Labour is feeling this in the slew of polls anticipating what will happen in next May's Westminster election in Scotland. If they are to be believed - and even after Jim Murphy's election as the new leader - Labour could face something close to a wipeout at Westminster. Contrast that with the rock star adulation experienced by the new First Minister, Nicola Sturgeon, in her tour of Scotland's concert venues in November.

So the party that provided the backbone of the No campaign has ended up looking like the loser in Scottish politics, and the party whose constitutional cause was clearly rejected in September has the air of the winner, reinvigorated in its constitutional ambitions.

It is not just in Scotland that the game has changed. When David Cameron spoke outside Number Ten on September 19, he followed up The Vow by launching the Smith Commission. And the Commission worked at breakneck pace to deliver agreed proposals on further devolution for Scotland, notably in the fields of tax and welfare, by November 27.

But, while on the doorstep of Number 10, Mr Cameron also announced he was opening up a new flank in the constitutional debate. He had, he told us, "long believed that a crucial part missing from this national discussion is England" and that English Votes on English Laws (Evel) needed to be introduced in the House of Commons on the same schedule as change in Scotland.

It would be fair to say he had shown no obvious sign beforehand of his "long belief" in Evel. Cameron's conversion was a short-term, tactical response to developments in Scotland, another stage in the chain reaction.

Gordon Brown and Alistair Darling saw this as an anti-Labour tactic. Indeed it is. Evel would mean that MPs from Scotland would have at best a reduced role in deciding laws on England-only matters. Labour has most of Scotland's MPs. They would not count under Evel, making it more difficult for Labour to secure a stable majority for all business in the House of Commons (though this may become an academic point if Labour is indeed replaced by the SNP as Scotland's main party at Westminster next year).

But there was a different tactical point than dissing Labour at the forefront of the Prime Minister's mind when he made his Evel announcement. He needed to mollify his own party's right wing in England, which was not convinced about more devolution for Scotland, and was worried by competition for English votes from Ukip.

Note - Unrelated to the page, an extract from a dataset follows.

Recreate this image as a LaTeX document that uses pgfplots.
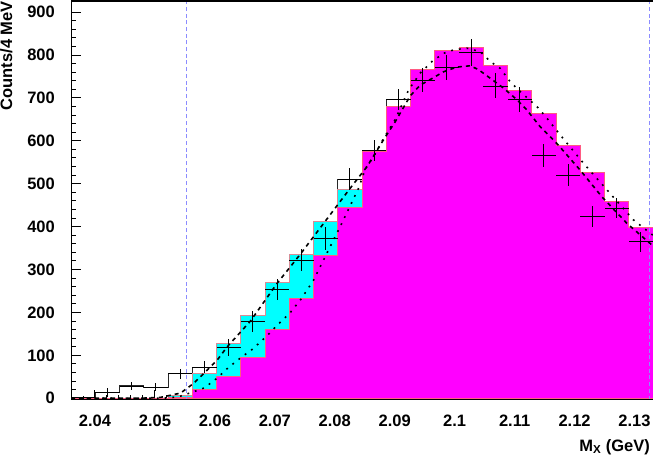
\documentclass[border=0pt]{standalone}
\usepackage{fontspec}
\setmainfont{Liberation Sans}
\usepackage{pgfplots}
\pgfplotsset{compat=1.18}
\usetikzlibrary{calc}
\definecolor{magfill}{RGB}{255,0,255}
\definecolor{cyfill}{RGB}{0,255,255}
\definecolor{magline}{RGB}{255,90,130}
\definecolor{cyline}{RGB}{215,140,150}
\definecolor{vline}{RGB}{140,140,255}
\definecolor{datahist}{RGB}{40,40,40}
\begin{document}
\begin{tikzpicture}
\begin{axis}[
  scale only axis, width=582pt, height=398.5pt,
  xmin=2.036, xmax=2.13308, ymin=-3, ymax=926,
  axis line style={draw=none},
  tick align=inside, xtick pos=left, ytick pos=left,
  xtick={2.04,2.05,2.06,2.07,2.08,2.09,2.10,2.11,2.12,2.13},
  xticklabels={2.04,2.05,2.06,2.07,2.08,2.09,2.1,2.11,2.12,2.13},
  ytick={0,100,200,300,400,500,600,700,800,900},
  yticklabels={0,100,200,300,400,500,600,700,800,900},
  minor x tick num=4, minor y tick num=4,
  major tick length=10pt, minor tick length=5pt,
  every tick/.style={black, line width=1pt},
  scaled x ticks=false, scaled y ticks=false,
  /pgf/number format/assume math mode=true,
  ticklabel style={font=\bfseries\fontsize{16.5}{18}\selectfont},
  yticklabel style={anchor=east, inner sep=0pt, xshift=-16pt},
  xticklabel style={anchor=north, inner sep=0pt, yshift=-15.5pt},
  xlabel={M\textsubscript{X} (GeV)},
  xlabel style={at={(rel axis cs:0.99485,-0.0991)}, anchor=north east, inner sep=0pt, font=\bfseries\fontsize{16.5}{18}\selectfont},
  ylabel={Counts/4 MeV},
  ylabel style={at={(rel axis cs:-0.12199,1)}, anchor=north east, inner sep=0pt, font=\bfseries\fontsize{16.5}{18}\selectfont},
  clip=true,
]
% data histogram (open)
\addplot[const plot, datahist, line width=1pt, mark=none] coordinates {
(2.036000,2.3) (2.040045,14) (2.044090,28.7) (2.048135,26) (2.052180,57) (2.056225,72)
(2.060270,118) (2.064315,178.6) (2.068360,254) (2.072405,322) (2.076450,373) (2.080495,510.6)
(2.084540,577) (2.088585,697) (2.092630,742) (2.096675,771) (2.100720,806) (2.104765,728)
(2.108810,697) (2.112855,565.6) (2.116900,520.6) (2.120945,423) (2.124990,443) (2.129035,365)
(2.133080,365)};
% cyan histogram
\addplot[const plot, fill=cyfill, draw=cyline, line width=1pt, mark=none] coordinates {
(2.036000,0) (2.040045,0) (2.044090,0) (2.048135,0) (2.052180,7) (2.056225,58.3)
(2.060270,128) (2.064315,194) (2.068360,269.5) (2.072405,334) (2.076450,413) (2.080495,485.7)
(2.084540,574) (2.088585,680) (2.092630,767) (2.096675,811) (2.100720,817) (2.104765,776)
(2.108810,718) (2.112855,663) (2.116900,590) (2.120945,526) (2.124990,458) (2.129035,397)
(2.133080,397)} \closedcycle;
% magenta histogram
\addplot[const plot, fill=magfill, draw=magline, line width=1pt, mark=none] coordinates {
(2.036000,0) (2.040045,0) (2.044090,0) (2.048135,0) (2.052180,1.5) (2.056225,20)
(2.060270,50.4) (2.064315,95.6) (2.068360,160.9) (2.072405,233) (2.076450,331.8) (2.080495,445)
(2.084540,574) (2.088585,680) (2.092630,767) (2.096675,811) (2.100720,817) (2.104765,776)
(2.108810,718) (2.112855,663) (2.116900,590) (2.120945,526) (2.124990,458) (2.129035,397)
(2.133080,397)} \closedcycle;
% vertical dashed lines
\addplot[vline, line width=1pt, dash pattern=on 4pt off 2.7pt, mark=none] coordinates {(2.0552,-3) (2.0552,926)};
\addplot[vline, line width=1pt, dash pattern=on 4pt off 2.7pt, mark=none] coordinates {(2.13246,-3) (2.13246,926)};
% dashed curve
\addplot[black, line width=1.6pt, dash pattern=on 4pt off 4pt, mark=none] coordinates {
(2.03600,0) (2.04761,0) (2.05094,2) (2.05428,12) (2.05649,35) (2.05816,58) (2.06039,89)
(2.06206,120) (2.06594,180) (2.07039,268) (2.07427,336) (2.07843,413) (2.08260,490)
(2.08538,540) (2.08815,603) (2.09010,645) (2.09259,705) (2.09426,730) (2.09593,743)
(2.09814,761) (2.10037,772) (2.10259,775) (2.10397,766) (2.10592,746) (2.10814,723)
(2.11037,696) (2.11204,672) (2.11425,633) (2.11703,594) (2.12092,532) (2.12453,470)
(2.12870,408) (2.13258,361) (2.13308,355)};
% dotted curve
\addplot[black, line width=1.6pt, dash pattern=on 1.8pt off 6pt, mark=none] coordinates {
(2.03600,0) (2.05094,0) (2.05261,1) (2.05428,5) (2.05622,14) (2.05824,24) (2.06039,47)
(2.06229,72) (2.06456,97) (2.06634,115) (2.06872,146) (2.07037,170) (2.07260,200)
(2.07442,232) (2.07645,275) (2.07847,332) (2.08076,396) (2.08251,447) (2.08398,490)
(2.08510,535) (2.08656,565) (2.08815,606) (2.09010,650) (2.09232,719) (2.09426,758)
(2.09621,785) (2.09814,804) (2.09981,812) (2.10204,816) (2.10426,808) (2.10592,785)
(2.10759,769) (2.10925,738) (2.11092,715) (2.11371,680) (2.11537,653) (2.11759,614)
(2.12147,548) (2.12563,482) (2.12980,416) (2.13258,385) (2.13308,380)};
% data points with errors
\addplot[black, only marks, mark=*, mark size=0pt, mark options={draw=none, fill=none},
  error bars/.cd, x dir=both, x explicit, y dir=both, y explicit, error mark=none,
  error bar style={line width=0.8pt, draw=black}] coordinates {
(2.0380225,2.3) +- (0.0020225,4)
(2.0420675,14) +- (0.0020225,10)
(2.0461125,28.7) +- (0.0020225,10)
(2.0501575,26) +- (0.0020225,10)
(2.0542025,57) +- (0.0020225,12)
(2.0582475,72) +- (0.0020225,14)
(2.0622925,118) +- (0.0020225,20)
(2.0663375,178.6) +- (0.0020225,24)
(2.0703825,254) +- (0.0020225,25)
(2.0744275,322) +- (0.0020225,26)
(2.0784725,373) +- (0.0020225,27)
(2.0825175,510.6) +- (0.0020225,25)
(2.0865625,577) +- (0.0020225,25)
(2.0906075,697) +- (0.0020225,25)
(2.0946525,742) +- (0.0020225,28)
(2.0986975,771) +- (0.0020225,29)
(2.1027425,806) +- (0.0020225,31)
(2.1067875,728) +- (0.0020225,29)
(2.1108325,697) +- (0.0020225,29)
(2.1148775,565.6) +- (0.0020225,26)
(2.1189225,520.6) +- (0.0020225,25)
(2.1229675,423) +- (0.0020225,24)
(2.1270125,443) +- (0.0020225,23)
(2.1310575,365) +- (0.0020225,23)
};
\draw[black, line width=1.5pt] (rel axis cs:1,1) -- (rel axis cs:0,1) -- (rel axis cs:0,0) -- (rel axis cs:1,0);
\coordinate (SW) at (rel axis cs:0,0);
\coordinate (NE) at (rel axis cs:1,1);
\end{axis}
\pgfresetboundingbox
\path[use as bounding box] ($(SW)+(-71pt,-55.5pt)$) rectangle ($(NE)+(0pt,1pt)$);
\end{tikzpicture}
\end{document}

As our research has shown, Ukip is England's nationalist party. Alongside their disdain for the EU and hostility to immigration, Ukip supporters overwhelmingly support Evel (and oppose what they see as the cushy deal Scotland gets from the Union). They are predominantly English, not British, by identity and are more likely than anything else to be ex-Conservatives.

Even before the referendum there were signs of concern on the Conservative right that concessions to Scotland made the party vulnerable to this new English nationalism. Boris Johnson complained in mid-August that "for no reason we are promising the Scots more tax-raising powers ... what has England ever got out of this devolution process?" By September 15, John Redwood provided the answer: "We English MPs are very happy to vote through more powers for Scotland ... But our price is no more Scottish votes on English issues in the Parliament."

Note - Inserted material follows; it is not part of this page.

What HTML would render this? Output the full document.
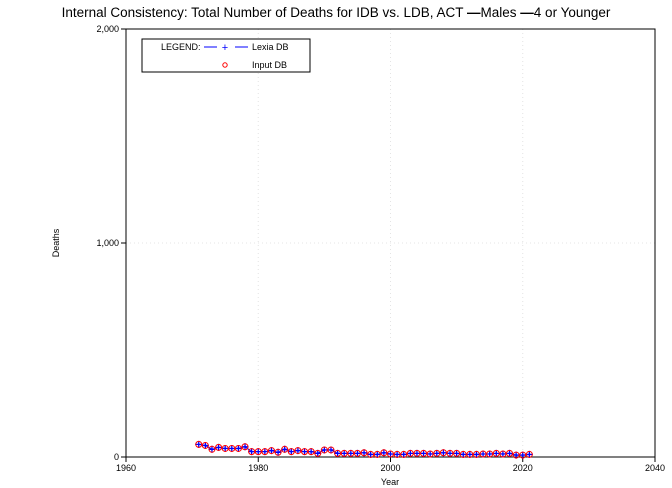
<!DOCTYPE html>
<html><head><meta charset="utf-8"><style>
html,body{margin:0;padding:0;background:#fff;}
svg{display:block;font-family:"Liberation Sans",sans-serif;}
</style></head><body>
<svg id="chart" width="672" height="488" viewBox="0 0 672 488">
<text x="336" y="17" text-anchor="middle" font-size="13.5">Internal Consistency: Total Number of Deaths for IDB vs. LDB, ACT <tspan font-weight="bold">—</tspan>Males <tspan font-weight="bold">—</tspan>4 or Younger</text>
<g id="grid"></g>
<rect x="126" y="29" width="529" height="428" fill="none" stroke="#000" stroke-width="1"/>
<g id="axes" font-size="9"></g>
<text x="390" y="485" text-anchor="middle" font-size="9">Year</text>
<text x="59" y="243" text-anchor="middle" font-size="9" transform="rotate(-90 59 243)">Deaths</text>
<g id="marks"></g>
<g>
<rect x="142" y="39" width="168" height="33" fill="#fff" stroke="#000" stroke-width="1"/>
<text x="161" y="50" font-size="9">LEGEND:</text>
<line x1="204" y1="47" x2="217" y2="47" stroke="#0000ff"/>
<text x="225" y="51" font-size="11" fill="#0000ff" text-anchor="middle">+</text>
<line x1="235" y1="47" x2="248" y2="47" stroke="#0000ff"/>
<text x="252" y="50" font-size="9">Lexia DB</text>
<circle cx="225" cy="65" r="2.2" fill="none" stroke="#ff0000"/>
<text x="252" y="68" font-size="9">Input DB</text>
</g>
</svg>
<script>
const years=[];for(let y=1971;y<=2021;y++)years.push(y);
const lexiaDeaths=[59,54,36,45,40,40,40,48,25,25,25,30,22,36,25,30,25,25,17,33,33,17,17,17,17,20,12,12,20,14,12,12,17,17,17,14,17,20,17,17,12,12,12,14,14,17,14,17,9,9,12];
const inputDeaths=lexiaDeaths.slice();
const xTicks=[1960,1980,2000,2020,2040];
const yTicks=[0,1000,2000];
const yTickLabels=["0","1,000","2,000"];
const NS="http://www.w3.org/2000/svg";
const X=v=>126+(v-1960)/80*529;
const Y=v=>457-v/2000*428;
function mk(tag,attrs,parent){const e=document.createElementNS(NS,tag);for(const k in attrs)e.setAttribute(k,attrs[k]);parent.appendChild(e);return e;}
const grid=document.getElementById('grid'),axes=document.getElementById('axes'),marks=document.getElementById('marks');
xTicks.forEach(t=>{
 if(t>1960&&t<2040){const g=mk('line',{x1:X(t),x2:X(t),y1:29,y2:457,stroke:'#e4e4e4','stroke-dasharray':'1,3'},grid);
 
 }
 const l=mk('line',{x1:X(t),x2:X(t),y1:457,y2:462,stroke:'#000'},axes);
 
 
 const tx=mk('text',{x:X(t),y:471,'text-anchor':'middle'},axes);tx.textContent=t;
 
 
});
yTicks.forEach((t,i)=>{
 if(t>0&&t<2000){const g=mk('line',{x1:126,x2:655,y1:Y(t),y2:Y(t),stroke:'#e4e4e4','stroke-dasharray':'1,3'},grid);
 
 }
 const l=mk('line',{x1:121,x2:126,y1:Y(t),y2:Y(t),stroke:'#000'},axes);
 
 
 const tx=mk('text',{x:119,y:Y(t)+3,'text-anchor':'end'},axes);tx.textContent=yTickLabels[i];
 
 
});
let pts=years.map((y,i)=>X(y)+','+Y(lexiaDeaths[i])).join(' ');
const pl=mk('polyline',{points:pts,fill:'none',stroke:'#0000ff','stroke-width':1},marks);


years.forEach((y,i)=>{
 const cx=X(y),cy=Y(lexiaDeaths[i]);
 const p=mk('path',{d:`M${cx-3.5},${cy}H${cx+3.5}M${cx},${cy-3.5}V${cy+3.5}`,stroke:'#0000ff','stroke-width':1.3},marks);
 
 
});
years.forEach((y,i)=>{
 const c=mk('circle',{cx:X(y),cy:Y(inputDeaths[i]),r:3,fill:'none',stroke:'#ff0000','stroke-width':1},marks);
 
 
});
</script>
</body></html>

So now, with William Hague's publication of his Evel options paper on December 16, Evel is firmly on the agenda. But there is not much sign of forethought as to how Evel in practice might work. The commitment to Evel is not because of deep belief that it is right, but because of the short-term tactical needs of the Conservative Party.

And remember: those needs emerged as a consequence of "The Vow", itself a short-term tactical response to the Yes side nudging ahead on 5th September. Who knows what unanticipated consequence will follow on as the debate on Evel unfolds.

There is no constitutional big picture that has a vision of overall balance of the different parts of the UK. What we are watching is constitution-making on the hoof. It is rushed, rudderless and increasingly divisive. It sets party against party, with Labour in constitutional battle with the SNP in Scotland and the Conservatives in England. And it sets nation against nation, with debate in England increasingly directed against Scotland.

Where it will all end is unclear. But we know of one possible outcome from chain reactions in the physical world: meltdown. How ironic it would be if Mr Cameron, perhaps already eyeing his place in history as "the PM who saved the Union", ends up being known as the PM who set in motion the chain of events which fatally weakened that same union.